In the meantime, it’s always kind of surprising the posts you all enjoy. I have to say I’m rather crestfallen sometimes when a particular, personal fave isn’t very popular. *sigh* its the ever-present writer-ego that is constantly battered and bruised. So to console myself, I’m posting the top six posts with the highest readership, and my own top picks…just because. As always, THANK-YOU for reading, commenting, and re-posting!
Once you’ve reached the age where trundling baskets around the backyard to search for hard-boiled eggs hidden just out of reach so your parents can get a hearty laugh at the impossible scramble every year has grown a bit too youthful of a sport, the egg decorating tradition still retains some nostalgia that can’t be outgrown. This is where hand-painted eggs enter the tradition-story: I love these little eggs so much. They have such a sweet, vintage look and are absurdly simple yet look super chic and precise–perfect for the *slightly* grown-up egg decorator.
The original DIY blogger before “blogger” was even a catchphrase, Martha Stewart, did a project much like these Beatrix Potter-esque eggs a few years ago, but her version seemed too complicated for my if-it-takes-more-than-an-hour-that-DIY-is-too-difficult-for-my-brain rule so I did it my own way and it turned out absolutely perfect.
You will need
Beatrix Potter cut-outs (download the template here).
Paint and a brush
A wet cloth and a dry towel
After you blow-out your egg, cut a design from the template and place it on the egg. Completely soak the design with the wet cloth and then pat dry with the dry towel, making sure the edges of the design are adhered flat to the egg. It may wrinkle a bit but it’s ok as long as there’s no gaps for the paint to get under.
Paint around the design with whatever color you desire. Stroke away from the design so the paint isn’t pushed under the paper.
Allow to dry and then carefully peel off the paper.
You may need to do a little touch up work but unless I chose a design with a lot of intricate edges, all of my eggs turned out clean and perfect!
Aren’t they adorable? The whole project seriously takes about twenty minutes and I think they looks so expensive and un-homemade in the best of ways. Plus, if you’re careful, these guys can be re-used year after year:
I’m obsessed with these eggs, I think I’ve used almost every design from the template…in just as many colors…in every room of the house. Happy new traditions this Easter! You never can quite outgrow the egg-phase.
Ok, I gave up, New Years is happening so I decided to give it a nod and put up something festive.
Twine-balls are everywhere, I’ve seen them decking weddings, parties, baby showers, and now, you’ll be seeing them at your New Years party if you feel like kicking off 2013 with a little arts and crafts. It took me about an hour and a half to make these guys (not counting drying time) and they make quite the impact I think when hung over whatever table-scape you’re planning.
Mix the corn starch, water, and glue together until the mixture is starting to thicken.

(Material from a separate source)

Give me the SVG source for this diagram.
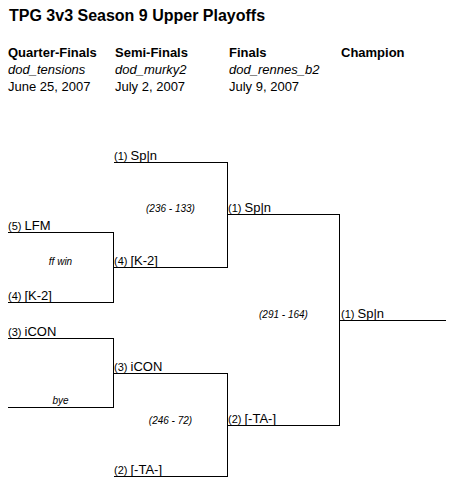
<svg xmlns="http://www.w3.org/2000/svg" width="451" height="482" viewBox="0 0 451 482">
<style>
text{font-family:"Liberation Sans",Arial,sans-serif;fill:#000}
.title{font-size:16px;font-weight:bold}
.hd{font-size:13px;font-weight:bold}
.map{font-size:13px;font-style:italic}
.date{font-size:13px}
.team{font-size:13px}
.seed{font-size:11px}
.score{font-size:10px;font-style:italic;text-anchor:middle}
.ln{stroke:#000;stroke-width:1;fill:none;shape-rendering:crispEdges}
</style>
<rect width="451" height="482" fill="#fff"/>
<g id="header">
<text class="title" x="9" y="21">TPG 3v3 Season 9 Upper Playoffs</text>
<text class="hd" x="8" y="57">Quarter-Finals</text>
<text class="hd" x="115" y="57">Semi-Finals</text>
<text class="hd" x="229" y="57">Finals</text>
<text class="hd" x="341" y="57">Champion</text>
<text class="map" x="8" y="74">dod_tensions</text>
<text class="map" x="115" y="74">dod_murky2</text>
<text class="map" x="229" y="74">dod_rennes_b2</text>
<text class="date" x="8" y="91">June 25, 2007</text>
<text class="date" x="115" y="91">July 2, 2007</text>
<text class="date" x="229" y="91">July 9, 2007</text>
</g>
<g id="connectors" class="ln">
<path class="ln" d="M8 232.5H113.5V302.5H8"/>
<path class="ln" d="M8 338.5H113.5V407.5H8"/>
<path class="ln" d="M114 162.5H227.5V267.5H113.5"/>
<path class="ln" d="M113.5 302V267"/>
<path class="ln" d="M113.5 338V373.5H227.5V476.5H114"/>
<path class="ln" d="M228 214.5H339.5V425.5H227.5"/>
<path class="ln" d="M227.5 214V267"/>
<path class="ln" d="M227.5 373V425"/>
<path class="ln" d="M339 320.5H446"/>
</g>
<g id="qf1-lfm"><text class="team" x="8" y="230"><tspan class="seed">(5) </tspan>LFM</text></g>
<g id="qf1-k2"><text class="team" x="8" y="300"><tspan class="seed">(4) </tspan>[K-2]</text></g>
<g id="qf1-score"><text class="score" x="60.5" y="265">ff win</text></g>
<g id="qf2-icon"><text class="team" x="8" y="336"><tspan class="seed">(3) </tspan>iCON</text></g>
<g id="qf2-bye"><text class="score" x="60.5" y="404">bye</text></g>
<g id="sf1-spin"><text class="team" x="114" y="160"><tspan class="seed">(1) </tspan>Sp|n</text></g>
<g id="sf1-k2"><text class="team" x="114" y="265"><tspan class="seed">(4) </tspan>[K-2]</text></g>
<g id="sf1-score"><text class="score" x="170.5" y="212">(236 - 133)</text></g>
<g id="sf2-icon"><text class="team" x="114" y="371"><tspan class="seed">(3) </tspan>iCON</text></g>
<g id="sf2-ta"><text class="team" x="114" y="474"><tspan class="seed">(2) </tspan>[-TA-]</text></g>
<g id="sf2-score"><text class="score" x="170.5" y="424">(246 - 72)</text></g>
<g id="f-spin"><text class="team" x="228" y="212"><tspan class="seed">(1) </tspan>Sp|n</text></g>
<g id="f-ta"><text class="team" x="228" y="423"><tspan class="seed">(2) </tspan>[-TA-]</text></g>
<g id="f-score"><text class="score" x="283.5" y="318">(291 - 164)</text></g>
<g id="champion"><text class="team" x="341" y="318"><tspan class="seed">(1) </tspan>Sp|n</text></g>
</svg>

You might have to play around with the proportions a bit to get the consistency right. I had to make this mixture twice in order to coat enough twine for four, rather large balloons. (**confession: I wanted to make the twine-balls gold so I tried pouring gold paint in with the mixture but it ended up making a murky grey color so, don’t try and skip a step, just make the twine-balls and then spray-paint them whatever color you want later. I ended up deciding to paint them a chic black anyway.)
Place a rod between two chairs so you have something to tie the balloons on while you’re working.
Blow up the balloons to the size you want and tie them to the rod with some twine.
Coat the twine in the glue mixture and then just start winding the twine around the balloons until you have as much twine as you want coating the balloon. It’s a bit messy so put some paper down to protect your floor and it’s also a good idea to have an extra set of hands to help hold the balloon steady while you are applying the glue-soaked twine:
**A note on drying time: this really depends on the weather, how warm your house is, how much glue you have on the twine etc. You should be able to tell if it’s dry by touching the balloons to see if the twine has made a hardened shell.
After the twine feels dry, spray paint the balloons whatever color you desire. I’ve done this project before and just left them white and I thought they turned out beautiful. For New Years though, I wanted something a bit more dramatic so I went for the black. (**if you want to hang these outside, don’t forget to also add a protective coat of clear spray-paint, otherwise if the twine gets wet the balls will deflate. Trust me, I forgot to do that step before and I was left with strange, soggy, limp twine.)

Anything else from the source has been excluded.